Billed as a look behind the scenes of 2004's Re-Invention Tour, the movie valiantly strives to be a companion piece to Truth, showing us how Madonna has grown spiritually since the bottle-fellating days of yore. Less a sequel than a footnote to the 1991 landmark, however, Secret nonetheless does a serviceable job of providing snapshots of the important players in Madonn
a's life, from hubby Guy and Her adorably irascible kids to the dancers on the tour. The latter inclusion seems to be an attempt to shoehorn Truth into this new context, but, regrettably, the viewer is not allowed to linger on any personality too long.
And until we get a DVD of the Re-Invention Tour, we'll have to settle for our bootleg videos and the oddly-edited snippets featured in this doc. The chills-inducing preview for the doc MTV aired during the 2005 VMAs, thirty seconds of Her performing
Nobody Knows Me, encapsulated the film's most exciting and arguably more powerful moments: the showmanship. The full tour, though, deserves its own feature, devoid of camera tricks and liberal slicing of footage. How, pray tell, am I supposed to review the show for my next column, a retrospective of Madge's previous six tours?
Madonna fans are used to not getting Her tours immediately on DVD - or even at all. The iconic Blond Ambition never made it past laserdisc, save for segments included in Truth or Dare.

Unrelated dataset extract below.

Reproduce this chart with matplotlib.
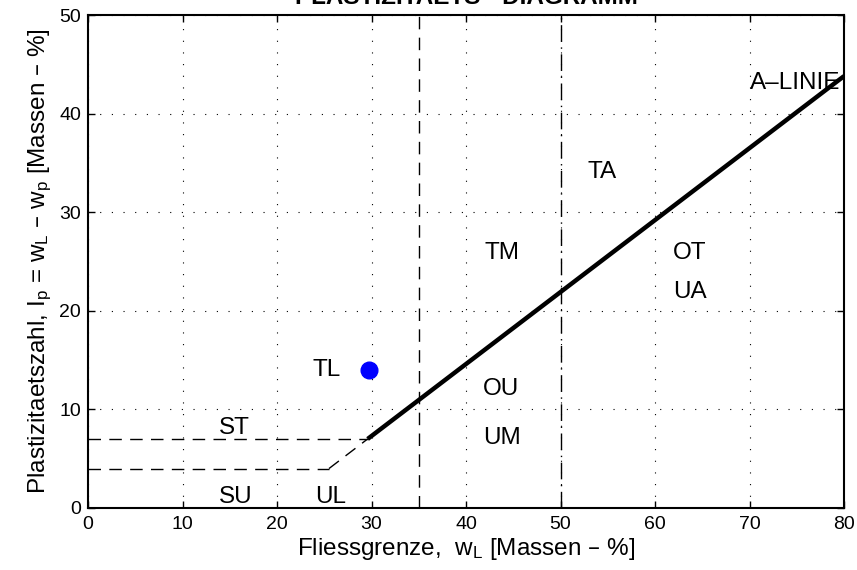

And not only has The Virgin Tour languished exclusively on VHS for 20 years, it has the added insult of being bereft of three numbers (Angel, Borderline, and Burning Up).
As yet another Madonna-related artifact to put in the time capsule, this film is revelatory in its creators' (Madonna, director Jonas Akerlund, et al.) credo to show Madonna's current headset. Some will find it heavy-handed and almost preachy, but, taken as a whole, being Madonna, we know it's a performance. Just imagine Madge as circus barker, crying, "Come for the music, stay for sermons on 'the Light'!"
I'll happily take what we can get on June 6.